What Is a Variable Torque Load? Common Examples

A centrifugal pump is the classic example of a variable torque load. Fans, blowers, and centrifugal compressors also fall into this category. What makes these loads “variable torque” is a specific physical relationship: the torque they demand increases with the square of the shaft speed. Run a centrifugal pump at half speed, and it only needs about 25% of its full-load torque. Double the speed, and the torque requirement quadruples.

How Variable Torque Works

In any rotating machine, the load it drives has a characteristic torque-speed curve. For variable torque loads, that curve is a parabola starting from the origin. The math is straightforward: torque equals a constant multiplied by speed squared (T = k × n²). This means the torque needed at low speeds is very small, and it climbs steeply as speed increases.

The power demand is even more dramatic. Because power equals torque multiplied by speed, and torque itself scales with speed squared, power ends up scaling with the cube of speed. Cut the speed of a fan by 20%, and the input power drops by roughly 50%. This cubic relationship is governed by what engineers call the affinity laws, which describe how flow, pressure, and power relate to speed in pumps and fans. Flow changes proportionally with speed. Pressure changes with the square of speed. And power changes with the cube.

Common Variable Torque Equipment

The following equipment typically behaves as a variable torque load:

  • Centrifugal pumps are the most common example. Even with the discharge valve closed, the torque sits at 30 to 50% of full-speed torque, and starting (breakaway) torque requirements are low.
  • Centrifugal fans follow the same physics. As the fan spins faster, it builds more pressure. That pressure pushes back against the blades, increasing the torque needed. At higher speeds, both pressure and flow increase, so horsepower rises rapidly.
  • Centrifugal blowers behave like fans and require low breakaway torque to start.
  • Centrifugal compressors (including axial-centrifugal types) follow the same quadratic torque curve, also with low starting torque.
  • Liquid agitators qualify as variable torque loads, though they need moderate breakaway torque compared to pumps and fans. Slurry agitators also fall in this category but demand somewhat more starting torque due to the heavier medium.

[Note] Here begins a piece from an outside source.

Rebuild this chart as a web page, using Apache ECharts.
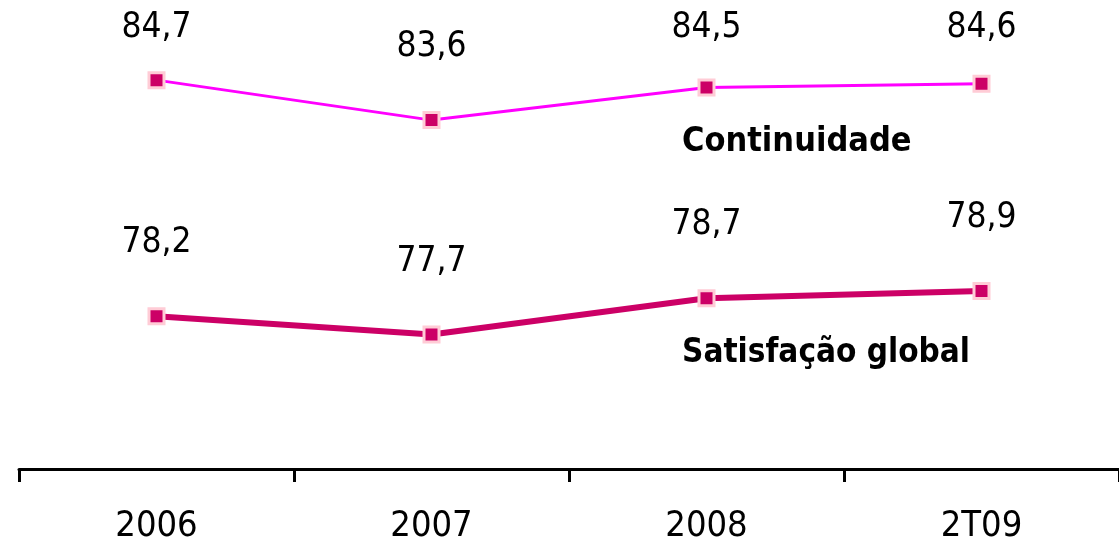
<!DOCTYPE html>
<html><head><meta charset="utf-8">
<script src="https://cdn.jsdelivr.net/npm/echarts@6/dist/echarts.min.js"></script>
<style>html,body{margin:0;padding:0;background:#fff}#c{width:1119px;height:547px}</style>
</head><body><div id="c"></div>
<script>
const categories = ['2006', '2007', '2008', '2T09'];
const continuidade = [84.7, 83.6, 84.5, 84.6];
const satisfacao = [78.2, 77.7, 78.7, 78.9];
const seriesNames = ['Continuidade', 'Satisfação global'];

const FONT = '"DejaVu Sans Condensed", "DejaVu Sans", sans-serif';
const fmt = v => v.toFixed(1).replace('.', ',');

function labelRule(p) {
  const cx = p.rect.x + p.rect.width / 2;
  const cy = p.rect.y + p.rect.height / 2;
  return { x: cx, y: Math.max(cy - 73, 28), align: 'center', verticalAlign: 'middle' };
}

const chart = echarts.init(document.getElementById('c'));
chart.setOption({
  animation: false,
  grid: { left: 19, width: 1101, top: 2, bottom: 78 },
  xAxis: {
    type: 'category', data: categories, boundaryGap: true,
    axisLine: { show: true, lineStyle: { color: '#000', width: 3 } },
    axisTick: { show: true, alignWithLabel: false, interval: 0, length: 13, lineStyle: { color: '#000', width: 3 } },
    axisLabel: { color: '#000', fontSize: 36, fontFamily: FONT, margin: 40 }
  },
  yAxis: { type: 'value', min: 74, max: 86.85, show: false, splitLine: { show: false } },
  series: [
    {
      name: seriesNames[0], type: 'line', data: continuidade,
      lineStyle: { color: '#FF00FF', width: 3 },
      symbol: 'rect', symbolSize: 15,
      itemStyle: { color: '#CC0066', borderColor: '#FFCCD6', borderWidth: 3 },
      label: { show: true, position: 'top', color: '#000', fontSize: 35, fontFamily: FONT, formatter: p => fmt(p.value) },
      labelLayout: labelRule
    },
    {
      name: seriesNames[1], type: 'line', data: satisfacao,
      lineStyle: { color: '#CC0066', width: 6 },
      symbol: 'rect', symbolSize: 15,
      itemStyle: { color: '#CC0066', borderColor: '#FFCCD6', borderWidth: 3 },
      label: { show: true, position: 'top', color: '#000', fontSize: 35, fontFamily: FONT, formatter: p => fmt(p.value) },
      labelLayout: labelRule
    }
  ],
  graphic: [
    { type: 'text', left: 682, top: 125, style: { text: seriesNames[0], font: 'bold 34px ' + FONT, fill: '#000' } },
    { type: 'text', left: 682, top: 337, style: { text: seriesNames[1], font: 'bold 33px ' + FONT, fill: '#000' } }
  ]
});
</script></body></html>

The common thread is centrifugal action. Any machine that accelerates a fluid (air, water, or other liquid) outward through spinning impellers or blades will generally follow the variable torque pattern. Positive displacement pumps, which trap and push fixed volumes of fluid, do not. They behave as constant torque loads instead.

How This Differs From Constant Torque

A constant torque load demands roughly the same torque regardless of speed. Conveyors are a good example: a belt carrying boxes needs the same force to move them whether the belt runs slowly or quickly. Mixers processing thick material, presses, and extruders also fall into this category. These applications often require at least 150% overload capacity for short bursts, whereas variable torque loads need far less torque at low speeds and have low breakaway requirements.

The practical difference comes down to the torque-speed profile. At 50% of base speed, a variable torque load demands only 25% of its rated torque. A constant torque load at 50% speed still demands 100% of its rated torque. This distinction matters when sizing motors, selecting drives, and estimating energy costs.

Why Variable Torque Loads Save Energy

The cubic power relationship makes variable torque loads ideal candidates for variable frequency drives (VFDs). Instead of running a pump or fan at full speed and throttling the output with a valve or damper, a VFD slows the motor down to match the actual demand. The energy savings can be substantial.

A U.S. Department of Energy analysis illustrates this well. In one example, a fan operating with a VFD instead of damper control reduced input power by 82.9%, even after accounting for reduced motor efficiency (77.8%) and drive efficiency (86%) at partial load. The fan and VFD together consumed only 2.8 kW compared to the original throttled setup. These savings exist because of that cubic law: small speed reductions translate to large power reductions.

This is why HVAC systems, water treatment plants, and industrial cooling systems are among the most popular applications for VFDs. The building’s heating and cooling demand fluctuates constantly, so pumps and fans rarely need to run at full speed. Letting them slow down, rather than fighting against throttled output, captures savings that compound over thousands of operating hours per year.

Starting Behavior of Variable Torque Loads

One practical advantage of variable torque loads is their gentle starting characteristic. Because torque demand is so low at low speeds, the motor doesn’t have to fight a heavy load to get moving. Breakaway torque for centrifugal pumps, fans, blowers, and compressors is generally low. Compare this to breakaway-type loads (like loaded conveyors or crushers), where starting torque can reach 200% of full-load torque.

This low starting demand means motors driving variable torque loads experience less mechanical stress during startup. It also means the VFDs used on these applications can often be smaller and less expensive than those required for constant torque loads, which need higher overload ratings to handle the surge at startup.